Shooting started on 11 November 2011 at Chalakudy, Kerala without a title. In March 2012, Gnanavel Raja alleged that Ameer Sultan had stalled the shooting of the film, but he refuted the allegations. A stunt sequence on a train with Karthi and Anushka with the supervision of Ganesh with six cameras under the expertise of cameraman Saravanan, a train was hired for 15 days for this daring sequence which ran for a length of 30 km from Mysore to Krishnarajasagar dam, A sum of around 20 million was spent on the stunt sequence with 50 stunt artistes flying in from Chennai for the shoot. Over 300 junior artistes were involved in the sequence apart from Milind Soman and Suman.

== Music ==
The film's music was composed by Devi Sri Prasad. The audio rights were secured by Gemini Audio. The album was released on 12 December 2012, Rajinikanth's birthday.

Track listing
| No. | Title | Lyrics | Singer(s) | Length |
|---|---|---|---|---|
| 1. | "Onnam Class" | Vaali | Mukesh Mohamed, Priyadarshini | 3:54 |
| 2. | "Thakka Thaiyaa" | Viveka | Karthik | 5:07 |
| 3. | "Naalu Pakkam" | Viveka | Devi Sri Prasad, Anitha Karthikeyan | 4:39 |
| 4. | "Bad Boy" | Karunakaran | Baba Sehgal, Priya Himesh | 4:27 |
| 5. | "Rayya Rayya" | Pa. Vijay | Javed Ali, Ranina Reddy | 4:04 |
| Total length: |  |  |  | 22:11 |

== Release and response ==
Alex Pandian was initially scheduled to release on 12 January 2013, but was advanced to the day before, 11 January.
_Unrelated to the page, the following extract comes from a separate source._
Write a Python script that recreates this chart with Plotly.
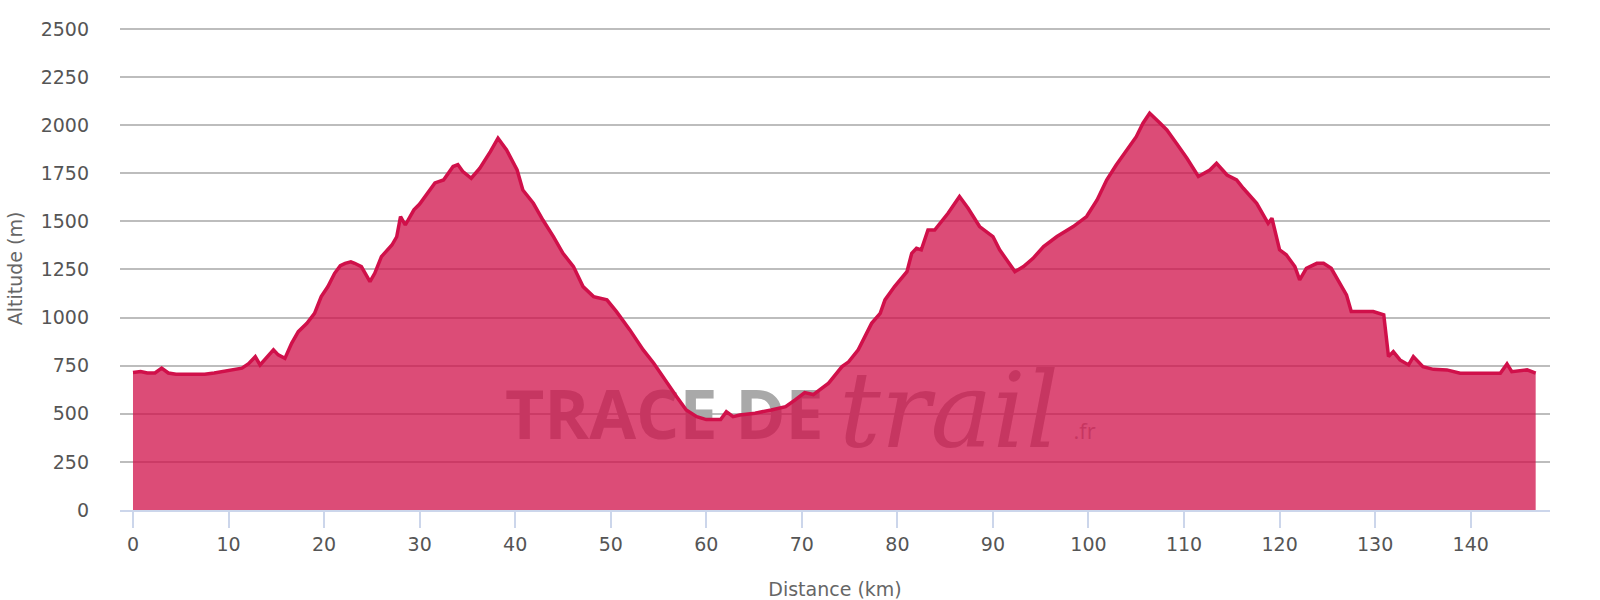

A critic from Sify described it as a "potpourri of commercial mass masala not mixed in the right proportion", going on to conclude: "An old-fashioned entertainer that plays to the gallery, Alex Pandian is exaggerated and formulaic". Pavithra Srinivasan from Rediff stated that the film was a "masala, cliche-ridden entertainer which fails miserably", calling it a "disaster", while giving it 1.5 stars out 5. The Times of India gave it 2.5 out of 5 and wrote, "Alex Pandian, while not really a bad film or a badly-made one, often feels strictly functional. Yes, the comedy sequences work and save the film to an extent, but considering its minimal ambitions, a sense of deja vu and disappointment as you leave the theatre is inescapable". The Hindus Malathi Rangarajan wrote, "Karthi tries to infuse spirit and energy into the film with an ample dose of humour, but the story that's run of the mill and comedy that tires you after a point offer little help". Deccan Chronicle wrote that the film "may fail to enthral even die-hard Karthi fans". Malini Mannath of The New Indian Express wrote, "A remix of what we’ve seen in earlier mass entertainers, the film is mainly old wine in a new bottle. Alex Pandian doesn’t take himself too seriously. So there is no reason why we should!"